The time required for active corrosion-inhibiting molecules from VCI products to saturate a package is a result of the volume and temperature of the package. Protection begins as soon as corrosion-inhibiting molecules reach the metal surfaces, and maximum protection is achieved when the entire environment of the package is saturated with the corrosion – inhibiting molecules. VCI saturation in typical factory environments and packaging applications runs from 12 to 24 hours. When parts in an already corroded condition are packaged in VCI products, the corrosion process is slowed. However, the VCI products cannot remove the corrosion that already happened.
The performance of VCI products can be determined in a number of ways. The first one is by acting as a protective barrier from external dirt and abrasion, as well as a barrier to help block the diffus of corrosive acid gas pollutants from outside (such as sulphur dioxide or hydrogen sulphide), thereby preventing contact of these corrosive gases with enclosed metal surfaces. The second one is by vapour corrosion inhibitors that passivate the electron flow between the anodic and cathodic areas on metal surfaces and interrupt the electro-chemical corrosion process. The last one, is by adding water repulsion properties to the metal surface, which inhibit water from permeating the metal surface and providing the electrolyte for corrosion reactions.

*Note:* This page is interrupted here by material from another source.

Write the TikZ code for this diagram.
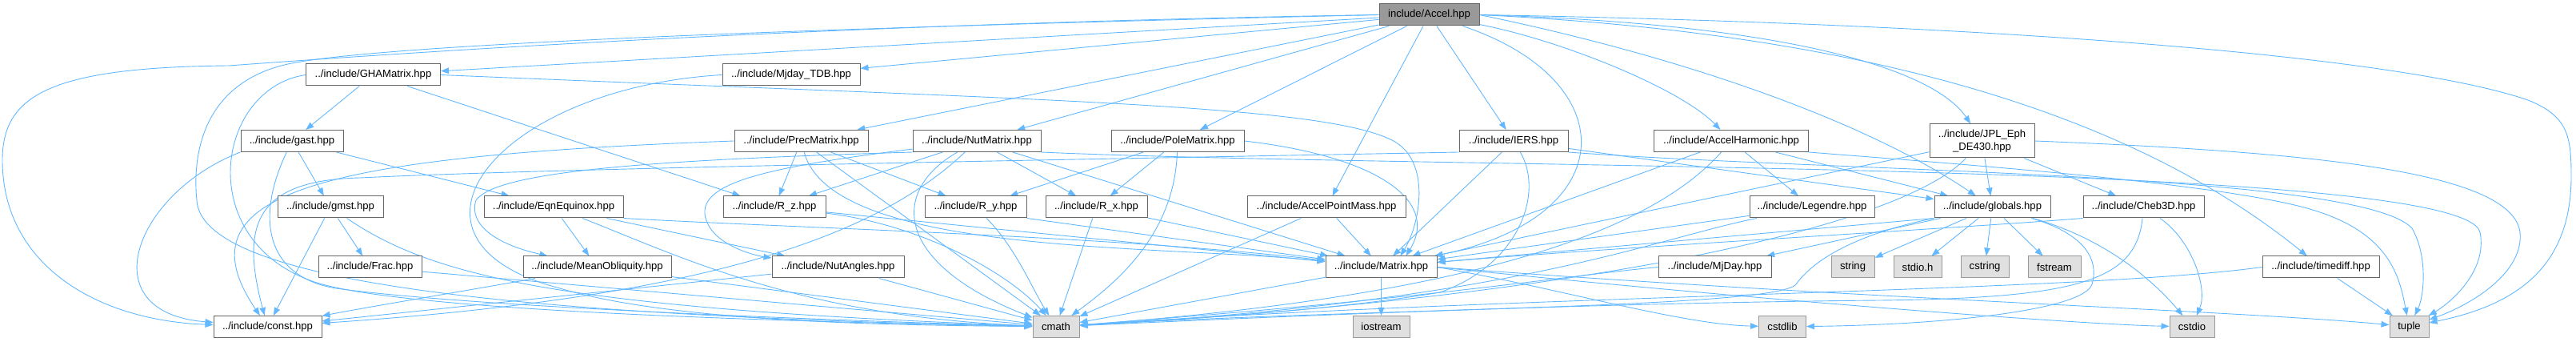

Tests performed with electron scanning (ESCA) microscopy show that 2-4 hours after a steel test panel is removed from a VCI package, all traces of the corrosion inhibiting molecular layer are gone from the surfaces of the part. The period of time before corrosion is expected to occur on a part depends on the cleanliness of the part and the environment around the part (relative humidity, presence of pollutants or wood, temperature, etc).